Ишь, блин, нашла маразматика!
23. Уве и автобус, который не доехал
«Каждому мужчине нужно знать, за что он сражается». Кажется, так сказано. По крайней мере, так сказала Соня, читая ему вслух очередную книгу. Какую, разве упомнишь: это ж не женщина была, а ходячая библиотека. В Испании накупила целый баул литературы, даром что по-испански не говорила. «Выучу, пока буду читать», — сказала. Как будто так и надо. Уве же сказал, что предпочитает думать сам, нежели читать измышления всяких халтурщиков. Соня улыбнулась, потрепала его по щеке. На такой аргумент Уве возразить было нечего.
А потому он подхватил набитые книгами баулы и понес в автобус. Прошел мимо водителя — почуял запах вина, но промолчал: коль у них в Испании так заведено, так, значит, тому и быть. Когда он сел на место, Соня приложила его руку к своему животу, и Уве в первый и последний раз почувствовал, как шевелится их ребенок. Потом встал, пошел оправиться, но не дошел до середины, когда автобус царапнул разделительный отбойник, и разом все стихло. Словно само время затаило дыхание. А потом — взрыв: это полетели стеклянные осколки. И скрежет, безжалостный скрежет — это смялись железные бока. И громкие удары — это машины влепились автобусу в зад.
И крики. Ему вовек не забыть этих криков.
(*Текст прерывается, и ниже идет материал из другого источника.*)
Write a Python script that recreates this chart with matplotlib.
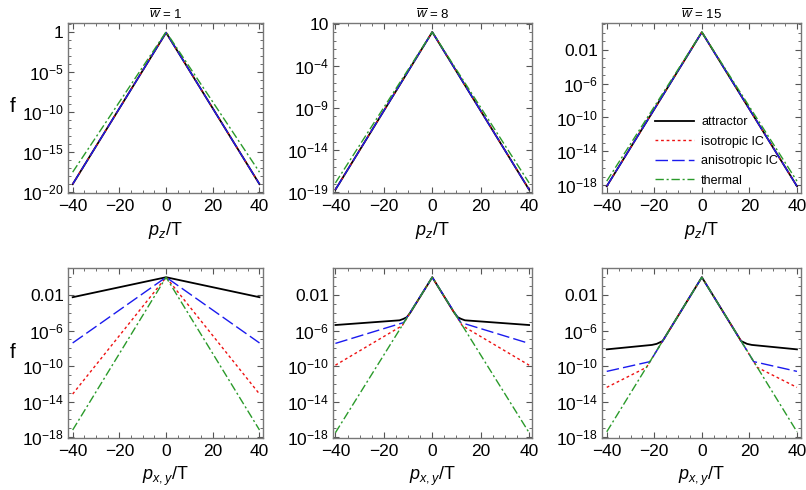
import numpy as np
import matplotlib
matplotlib.use("Agg")
from matplotlib import pyplot as plt
from matplotlib.ticker import FixedLocator, NullFormatter

plt.rcParams['font.family'] = ['Liberation Sans', 'DejaVu Sans']
plt.rcParams['mathtext.fontset'] = 'custom'
plt.rcParams['mathtext.rm'] = 'Liberation Sans'
plt.rcParams['mathtext.it'] = 'Liberation Sans:italic'

# series names and styles
names = ["attractor", "isotropic IC", "anisotropic IC", "thermal"]
titles = [r"$\overline{w}$ = 1", r"$\overline{w}$ = 8", r"$\overline{w}$ = 15"]

# ---- top row: f vs p_z/T (log10 f read at the points) ----
pz = [-40, 0, 40]
top_w1 = {
    "attractor": [-19.0, -0.1, -19.0],
    "isotropic IC": [-19.0, -0.1, -19.0],
    "anisotropic IC": [-19.0, -0.1, -19.0],
    "thermal": [-17.5, 0.0, -17.5],
}
top_w8 = {
    "attractor": [-18.7, 0.05, -18.7],
    "isotropic IC": [-18.7, 0.05, -18.7],
    "anisotropic IC": [-18.7, 0.05, -18.7],
    "thermal": [-17.9, 0.05, -17.9],
}
top_w15 = {
    "attractor": [-18.1, 0.05, -18.1],
    "isotropic IC": [-18.1, 0.05, -18.1],
    "anisotropic IC": [-18.1, 0.05, -18.1],
    "thermal": [-17.5, 0.05, -17.5],
}

# ---- bottom row: f vs p_xy/T ----
bot_w1 = {
    "attractor": ([-40, 0, 40], [-2.25, 0.0, -2.25]),
    "isotropic IC": ([-40, 0, 40], [-13.15, 0.0, -13.15]),
    "anisotropic IC": ([-40, 0, 40], [-7.4, 0.0, -7.4]),
    "thermal": ([-40, 0, 40], [-17.2, 0.0, -17.2]),
}
bot_w8 = {
    "attractor": ([-40, -13.5, -12, -10.5, -9, 0, 9, 10.5, 12, 13.5, 40],
                  [-5.38, -4.85, -4.7, -4.5, -3.96, 0.0, -3.96, -4.5, -4.7, -4.85, -5.38]),
    "isotropic IC": ([-40, -12.4, 0, 12.4, 40], [-9.9, -5.45, 0.0, -5.45, -9.9]),
    "anisotropic IC": ([-40, -11.8, 0, 11.8, 40], [-7.45, -5.1, 0.0, -5.1, -7.45]),
    "thermal": ([-40, 0, 40], [-17.5, 0.0, -17.5]),
}
bot_w15 = {
    "attractor": ([-40, -21, -19, -17.8, -16.5, 0, 16.5, 17.8, 19, 21, 40],
                  [-8.12, -7.62, -7.5, -7.35, -7.18, 0.0, -7.18, -7.35, -7.5, -7.62, -8.12]),
    "isotropic IC": ([-40, -23.3, 0, 23.3, 40], [-12.4, -10.15, 0.0, -10.15, -12.4]),
    "anisotropic IC": ([-40, -21.8, 0, 21.8, 40], [-10.6, -9.5, 0.0, -9.5, -10.6]),
    "thermal": ([-40, 0, 40], [-17.4, 0.0, -17.4]),
}

# tick labels per panel
top_yticks = [
    ([0, -5, -10, -15, -20], ["1", r"$10^{-5}$", r"$10^{-10}$", r"$10^{-15}$", r"$10^{-20}$"]),
    ([1, -4, -9, -14, -19], ["10", r"$10^{-4}$", r"$10^{-9}$", r"$10^{-14}$", r"$10^{-19}$"]),
    ([-2, -6, -10, -14, -18], ["0.01", r"$10^{-6}$", r"$10^{-10}$", r"$10^{-14}$", r"$10^{-18}$"]),
]
bot_yticks = ([-2, -6, -10, -14, -18], ["0.01", r"$10^{-6}$", r"$10^{-10}$", r"$10^{-14}$", r"$10^{-18}$"])
top_ylims = [(-20.1, 1.1), (-19.1, 1.12), (-18.9, 1.13)]
bot_ylim = (-18.1, 1.04)
xticks = [-40, -20, 0, 20, 40]
xlims = [(-42, 41.5), (-41, 41.2), (-42, 41.7)]

styles = {
    "attractor": dict(color="black", lw=1.3, ls="-"),
    "isotropic IC": dict(color="#ee1111", lw=1.0, ls=(0, (2, 2))),
    "anisotropic IC": dict(color="#1a1aee", lw=1.0, ls=(0, (9, 3))),
    "thermal": dict(color="#2a9a2a", lw=1.0, ls=(0, (6, 2, 1.5, 2))),
}

W, H = 806, 490
fig = plt.figure(figsize=(W / 100, H / 100), dpi=100)
cols = [(68, 263), (333, 532), (602, 801)]
rows = [(23, 193), (268, 438)]


def make_ax(c, r):
    x0, x1 = cols[c]
    y0, y1 = rows[r]
    ax = fig.add_axes([x0 / W, 1 - y1 / H, (x1 - x0) / W, (y1 - y0) / H])
    ax.set_yscale("log")
    for s in ax.spines.values():
        s.set_color("#777777")
        s.set_linewidth(1.0)
    ax.tick_params(which="both", direction="in", top=True, right=True,
                   color="#555555", labelsize=12.5)
    ax.tick_params(axis="y", pad=3)
    ax.tick_params(axis="x", pad=4.5)
    ax.tick_params(which="major", length=4, width=0.8)
    ax.tick_params(which="minor", length=2, width=0.6)
    return ax


top_data = [top_w1, top_w8, top_w15]
bot_data = [bot_w1, bot_w8, bot_w15]

for c in range(3):
    ax = make_ax(c, 0)
    for n in names:
        ax.plot(pz, 10.0 ** np.array(top_data[c][n]), label=n, **styles[n])
    lo, hi = top_ylims[c]
    ax.set_ylim(10 ** lo, 10 ** hi)
    ax.set_xlim(*xlims[c])
    tk, lb = top_yticks[c]
    ax.set_yticks([10.0 ** t for t in tk], lb)
    ax.yaxis.set_minor_locator(FixedLocator([10.0 ** t for t in range(-21, 2)]))
    ax.yaxis.set_minor_formatter(NullFormatter())
    ax.set_xticks(xticks)
    ax.xaxis.set_minor_locator(FixedLocator(np.arange(-40, 41, 5)))
    ax.set_xlabel(r"$p_z$/T", fontsize=13, labelpad=4)
    ax.set_title(titles[c], fontsize=9.5, pad=3)
    if c == 2:
        ax.legend(loc="upper left", bbox_to_anchor=(655 / W, 1 - 116 / H),
                  bbox_transform=fig.transFigure, frameon=False, fontsize=9,
                  handlelength=3.1, handletextpad=0.6, labelspacing=0.6,
                  borderpad=0, borderaxespad=0)

    ax = make_ax(c, 1)
    for n in names:
        px, lf = bot_data[c][n]
        ax.plot(px, 10.0 ** np.array(lf), label=n, **styles[n])
    ax.set_ylim(10 ** bot_ylim[0], 10 ** bot_ylim[1])
    ax.set_xlim(*xlims[c])
    tk, lb = bot_yticks
    ax.set_yticks([10.0 ** t for t in tk], lb)
    ax.yaxis.set_minor_locator(FixedLocator([10.0 ** t for t in range(-19, 2)]))
    ax.yaxis.set_minor_formatter(NullFormatter())
    ax.set_xticks(xticks)
    ax.xaxis.set_minor_locator(FixedLocator(np.arange(-40, 41, 5)))
    ax.set_xlabel(r"$p_{x,y}$/T", fontsize=13, labelpad=4)

# "f" labels on the left column
fig.text(13 / W, 1 - 106 / H, "f", fontsize=15, ha="center", va="center")
fig.text(13 / W, 1 - 353 / H, "f", fontsize=15, ha="center", va="center")

fig.savefig("out.png", dpi=100)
Уве швырнуло оземь, он помнит лишь, как распластался на пузе. Как судорожно искал ее глазами в месиве тел, но ее нигде не было. Он хотел ринуться вперед (с крыши градом сыпались, резали его колючие осколки) и не мог — словно рассвирепевший зверь навалился на него сзади. Словно сам сатана пригвоздил его, вцепился мертвой хваткой, заставляя барахтаться на полу и корчиться от унижения. Оно будет мучить его каждую ночь, до самого конца: то кошмарное бессилие.
Всю первую неделю он не отходил от ее постели. Наконец сиделки не стерпели — отправили его помыться и переодеться. И все кругом смотрели на него жалостливо и «соболезновали». Пришел какой-то доктор, заговорил с Уве равнодушно-безучастным голосом о том, что «нужно быть готовым к тому, что она вообще не проснется». Уве вышвырнул его в дверь. Забыв предварительно отпереть ее.